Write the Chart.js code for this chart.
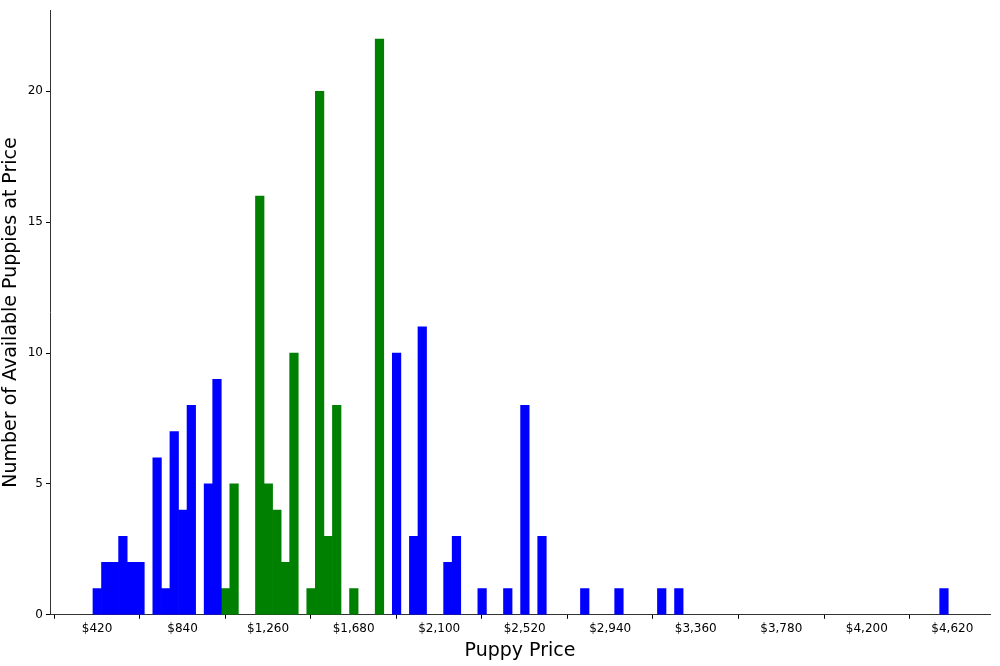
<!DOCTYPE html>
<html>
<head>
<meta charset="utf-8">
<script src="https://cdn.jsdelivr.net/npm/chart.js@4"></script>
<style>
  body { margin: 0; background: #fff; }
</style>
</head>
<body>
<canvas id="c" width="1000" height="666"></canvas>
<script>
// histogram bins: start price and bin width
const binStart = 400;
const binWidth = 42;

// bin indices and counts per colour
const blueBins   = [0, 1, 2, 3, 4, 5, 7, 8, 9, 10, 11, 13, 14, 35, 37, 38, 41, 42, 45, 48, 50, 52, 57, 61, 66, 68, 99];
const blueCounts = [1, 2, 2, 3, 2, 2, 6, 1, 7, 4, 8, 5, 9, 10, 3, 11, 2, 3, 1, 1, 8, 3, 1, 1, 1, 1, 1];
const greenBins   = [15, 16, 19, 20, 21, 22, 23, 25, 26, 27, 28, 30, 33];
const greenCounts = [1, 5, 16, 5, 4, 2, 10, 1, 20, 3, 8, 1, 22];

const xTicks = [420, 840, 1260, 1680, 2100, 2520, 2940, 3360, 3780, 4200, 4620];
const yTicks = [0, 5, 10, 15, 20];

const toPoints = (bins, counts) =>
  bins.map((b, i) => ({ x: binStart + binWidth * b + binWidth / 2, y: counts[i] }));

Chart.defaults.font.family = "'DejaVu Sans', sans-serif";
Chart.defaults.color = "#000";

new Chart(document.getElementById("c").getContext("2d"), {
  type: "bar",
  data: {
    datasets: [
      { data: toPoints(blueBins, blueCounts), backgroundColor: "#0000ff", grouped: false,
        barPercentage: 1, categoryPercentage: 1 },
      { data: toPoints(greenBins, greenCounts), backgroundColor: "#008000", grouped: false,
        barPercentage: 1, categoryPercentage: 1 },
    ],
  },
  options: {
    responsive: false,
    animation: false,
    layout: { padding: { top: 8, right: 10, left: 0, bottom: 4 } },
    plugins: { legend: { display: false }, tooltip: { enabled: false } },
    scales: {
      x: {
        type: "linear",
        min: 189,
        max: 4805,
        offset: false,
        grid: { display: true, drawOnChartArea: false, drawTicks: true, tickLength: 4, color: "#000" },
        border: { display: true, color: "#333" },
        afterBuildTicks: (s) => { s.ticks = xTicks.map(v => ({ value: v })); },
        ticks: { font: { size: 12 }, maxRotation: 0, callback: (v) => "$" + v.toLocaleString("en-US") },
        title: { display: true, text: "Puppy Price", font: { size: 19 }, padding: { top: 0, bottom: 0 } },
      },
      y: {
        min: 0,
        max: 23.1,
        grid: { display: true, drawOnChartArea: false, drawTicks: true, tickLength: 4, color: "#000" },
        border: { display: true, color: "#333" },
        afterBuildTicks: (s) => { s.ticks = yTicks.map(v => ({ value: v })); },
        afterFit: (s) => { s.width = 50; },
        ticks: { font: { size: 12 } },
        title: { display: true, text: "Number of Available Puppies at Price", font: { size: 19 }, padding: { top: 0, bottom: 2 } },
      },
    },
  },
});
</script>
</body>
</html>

——

Written task – Please quote the lines of the material, beginning with the first and ending with the one that contains "const binWidth = 42;", exactly as written and without any pictures.

Expected answer –
Write the Chart.js code for this chart.
<!DOCTYPE html>
<html>
<head>
<meta charset="utf-8">
<script src="https://cdn.jsdelivr.net/npm/chart.js@4"></script>
<style>
  body { margin: 0; background: #fff; }
</style>
</head>
<body>
<canvas id="c" width="1000" height="666"></canvas>
<script>
// histogram bins: start price and bin width
const binStart = 400;
const binWidth = 42;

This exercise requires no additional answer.